You had to be a little brave to wrangle with Wollstonecraft’s legacy, and, as Biggs makes clear, Marian Evans was more than a little brave. In an 1855 review, she defended Wollstonecraft from the “vague prejudice against the Rights of Woman as in some way or other a reprehensible book.” In 1871, while working on “Middlemarch,” she wrote to a friend about Wollstonecraft’s leaping into the Thames. (Biggs does not mention that Evans later used a version of the episode in her novel “Daniel Deronda.”)

When Marian Evans invoked “The Rights of Woman,” her nom de plume, George Eliot, was on the cusp of invention, though the name Marian, too, was something of shifted truth. Born Mary Anne, in 1819, the pious youngest child of an estate manager and his wife, she found herself slipping away from her creedal attachments by the age of twenty-three, and becoming enfolded in a new community of writers and thinkers—among them Herbert Spencer, Harriet Martineau, and Ralph Waldo Emerson. When, seven years later, she lost her father, she worried that she’d lost a bulwark against “becoming earthly sensual and devilish for want of that purifying restraining influence.”

Biggs stresses the importance that Wollstonecraft’s example had for Evans. How often, Biggs wonders, had she “smoothed the rough edges of Mary’s life into a silky pebble-parable”? Like Wollstonecraft, Evans began as a reader for a publisher, and encountered an ill-chosen recipient of her profession of love (in Evans’s case, Spencer). Like Wollstonecraft, Evans persisted, pleadingly, in the face of rejection. “I could gather courage to work and make life valuable, if only I had you near me,” she wrote.

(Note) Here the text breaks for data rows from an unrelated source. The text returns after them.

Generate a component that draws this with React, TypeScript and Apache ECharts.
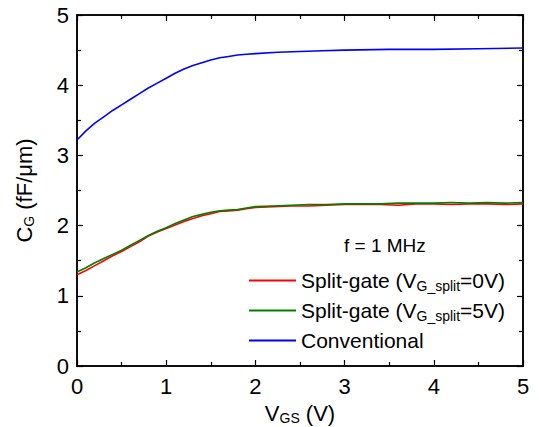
import React, { useEffect, useRef } from "react";
import * as echarts from "echarts";

const xConv = [0, 0.1, 0.2, 0.3, 0.4, 0.5, 0.6, 0.7, 0.8, 0.9, 1.0, 1.1, 1.2, 1.3, 1.4, 1.5, 1.6, 1.7, 1.8, 1.9, 2.0, 2.25, 2.5, 2.75, 3.0, 3.5, 4.0, 4.5, 5.0];
const yConv = [3.22, 3.35, 3.46, 3.55, 3.64, 3.72, 3.8, 3.88, 3.96, 4.03, 4.1, 4.17, 4.23, 4.28, 4.32, 4.36, 4.39, 4.41, 4.43, 4.44, 4.45, 4.47, 4.48, 4.49, 4.5, 4.51, 4.51, 4.52, 4.53];

const xSplit = [0, 0.1, 0.2, 0.3, 0.4, 0.5, 0.6, 0.7, 0.8, 0.9, 1.0, 1.1, 1.2, 1.3, 1.4, 1.5, 1.6, 1.7, 1.8, 1.9, 2.0, 2.2, 2.4, 2.6, 2.8, 3.0, 3.2, 3.4, 3.6, 3.8, 4.0, 4.2, 4.4, 4.6, 4.8, 5.0];
const ySplit5V = [1.34, 1.4, 1.47, 1.53, 1.59, 1.65, 1.72, 1.79, 1.86, 1.92, 1.97, 2.03, 2.08, 2.13, 2.16, 2.19, 2.21, 2.22, 2.23, 2.25, 2.27, 2.28, 2.29, 2.3, 2.3, 2.31, 2.31, 2.31, 2.32, 2.32, 2.32, 2.33, 2.32, 2.33, 2.32, 2.33];
const ySplit0V = [1.3, 1.36, 1.43, 1.5, 1.57, 1.63, 1.7, 1.77, 1.85, 1.91, 1.96, 2.01, 2.06, 2.1, 2.14, 2.17, 2.2, 2.21, 2.22, 2.24, 2.26, 2.27, 2.28, 2.28, 2.29, 2.3, 2.3, 2.3, 2.29, 2.31, 2.31, 2.3, 2.31, 2.31, 2.3, 2.31];

const xTicks = ["0", "1", "2", "3", "4", "5"];
const yTicks = ["0", "1", "2", "3", "4", "5"];

const FONT = "Liberation Sans, Arial, sans-serif";

export default function App() {
  const ref = useRef<HTMLDivElement>(null);
  useEffect(() => {
    if (!ref.current) return;
    const chart = echarts.init(ref.current, undefined, { renderer: "svg" });
    const pair = (xs: number[], ys: number[]) => xs.map((x, i) => [x, ys[i]]);
    const tickCommon = {
      show: true,
      axisLine: { show: true, onZero: false, lineStyle: { color: "#000", width: 1.5 } },
      axisTick: { show: true, inside: true, length: 6, lineStyle: { color: "#000", width: 1.2 } },
      minorTick: { show: true, splitNumber: 2, length: 4, lineStyle: { color: "#000", width: 1.2 } },
      splitLine: { show: false },
      min: 0,
      max: 5,
      interval: 1,
    };
    const sub = { fontSize: 14, fontFamily: FONT, color: "#000", padding: [10, 0, 0, 0] };
    const legendRich = {
      n: { fontSize: 21, fontFamily: FONT, color: "#000" },
      s: { fontSize: 14, fontFamily: FONT, color: "#000", padding: [10, 0, 0, 0] },
    };
    chart.setOption({
      animation: false,
      textStyle: { fontFamily: FONT },
      grid: {
        left: 77,
        right: 16,
        top: 15,
        bottom: 61,
        containLabel: false,
        outerBoundsMode: "none",
        show: true,
        borderColor: "#000",
        borderWidth: 1.5,
        backgroundColor: "transparent",
      },
      xAxis: [
        {
          type: "value",
          position: "bottom",
          ...tickCommon,
          axisLabel: {
            fontSize: 22,
            fontFamily: FONT,
            color: "#000",
            margin: 9,
            formatter: (v: number) => xTicks[Math.round(v)] ?? "",
          },
          name: "{n|V}{s|GS}{n| (V)}",
          nameLocation: "middle",
          nameGap: 35,
          nameTextStyle: {
            rich: {
              n: { fontSize: 22, fontFamily: FONT, color: "#000" },
              s: sub,
            },
          },
        },
        {
          type: "value",
          position: "top",
          ...tickCommon,
          axisLabel: { show: false },
        },
      ],
      yAxis: [
        {
          type: "value",
          position: "left",
          ...tickCommon,
          axisLabel: {
            fontSize: 22,
            fontFamily: FONT,
            color: "#000",
            margin: 8,
            formatter: (v: number) => yTicks[Math.round(v)] ?? "",
          },
          name: "{n|C}{s|G}{n| (fF/μm)}",
          nameLocation: "middle",
          nameGap: 41,
          nameRotate: 90,
          nameTextStyle: {
            rich: {
              n: { fontSize: 22, fontFamily: FONT, color: "#000" },
              s: sub,
            },
          },
        },
        {
          type: "value",
          position: "right",
          ...tickCommon,
          axisLabel: { show: false },
        },
      ],
      legend: {
        orient: "vertical",
        left: 249,
        top: 270,
        padding: 0,
        itemWidth: 47,
        itemHeight: 2,
        itemGap: 7.5,
        icon: "rect",
        data: ["split0", "split5", "conv"],
        formatter: (name: string) => {
          if (name === "split0") return "{n|Split-gate (V}{s|G_split}{n|=0V)}";
          if (name === "split5") return "{n|Split-gate (V}{s|G_split}{n|=5V)}";
          return "{n|Conventional}";
        },
        textStyle: { rich: legendRich },
      },
      graphic: [
        {
          type: "text",
          left: 344,
          top: 236,
          style: { text: "f = 1 MHz", fontSize: 19, fontFamily: FONT, fill: "#000" },
        },
      ],
      series: [
        {
          name: "split0",
          type: "line",
          data: pair(xSplit, ySplit0V),
          showSymbol: false,
          symbol: "none",
          lineStyle: { color: "#ff0000", width: 1.6 },
          itemStyle: { color: "#ff0000" },
          z: 3,
        },
        {
          name: "split5",
          type: "line",
          data: pair(xSplit, ySplit5V),
          showSymbol: false,
          symbol: "none",
          lineStyle: { color: "#008000", width: 1.6 },
          itemStyle: { color: "#008000" },
          z: 4,
        },
        {
          name: "conv",
          type: "line",
          data: pair(xConv, yConv),
          showSymbol: false,
          symbol: "none",
          lineStyle: { color: "#0000ff", width: 1.6 },
          itemStyle: { color: "#0000ff" },
          z: 5,
        },
        {
          name: "frame",
          type: "line",
          xAxisIndex: 1,
          yAxisIndex: 1,
          data: [],
          showSymbol: false,
          silent: true,
        },
      ],
    });
    return () => chart.dispose();
  }, []);
  return (
    <div
      ref={ref}
      style={{ position: "absolute", left: 0, top: 0, width: 539, height: 427 }}
    />
  );
}
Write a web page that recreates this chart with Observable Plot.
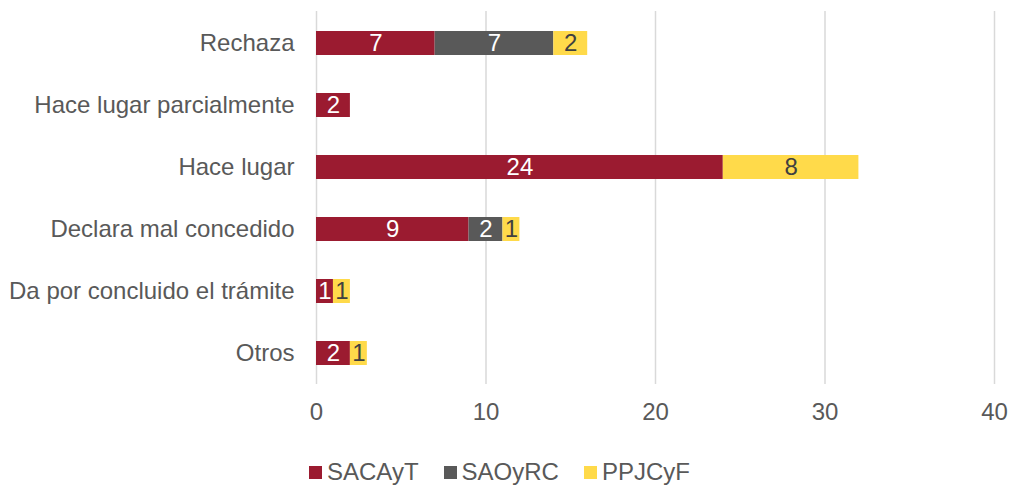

Sooner than Wollstonecraft, Evans found a soul mate, in George Henry Lewes, the unhappily married critic and co-editor of The Leader, a radical weekly. His adoration provided the security for her to embark on a novel, and, unlike Wollstonecraft, she eventually saw the renown of her work overtake the scandalous irregularities of her romance. Lewes and Evans read together in the evening, and exchanged drafts; he sometimes responded to her work with kisses rather than editorial suggestions. Lewes barred negative reviews from their threshold and, from around the Continent, they celebrated the publication of her novels. For a period when Lewes fell ill, Biggs tells us, Evans helped out with his writing assignments, “a sign that they now saw their lives—literary and otherwise—as shared, or as Evans would put it later in her diary, doubled.” Biggs reflects that there is no name for this most fortifying relationship in Evans’s life, “a marriage that isn’t quite one.” If a sexless union is a mariage blanc, perhaps theirs could be termed a mariage rose, Biggs decides. One does not need a term in order to yearn, but it helps.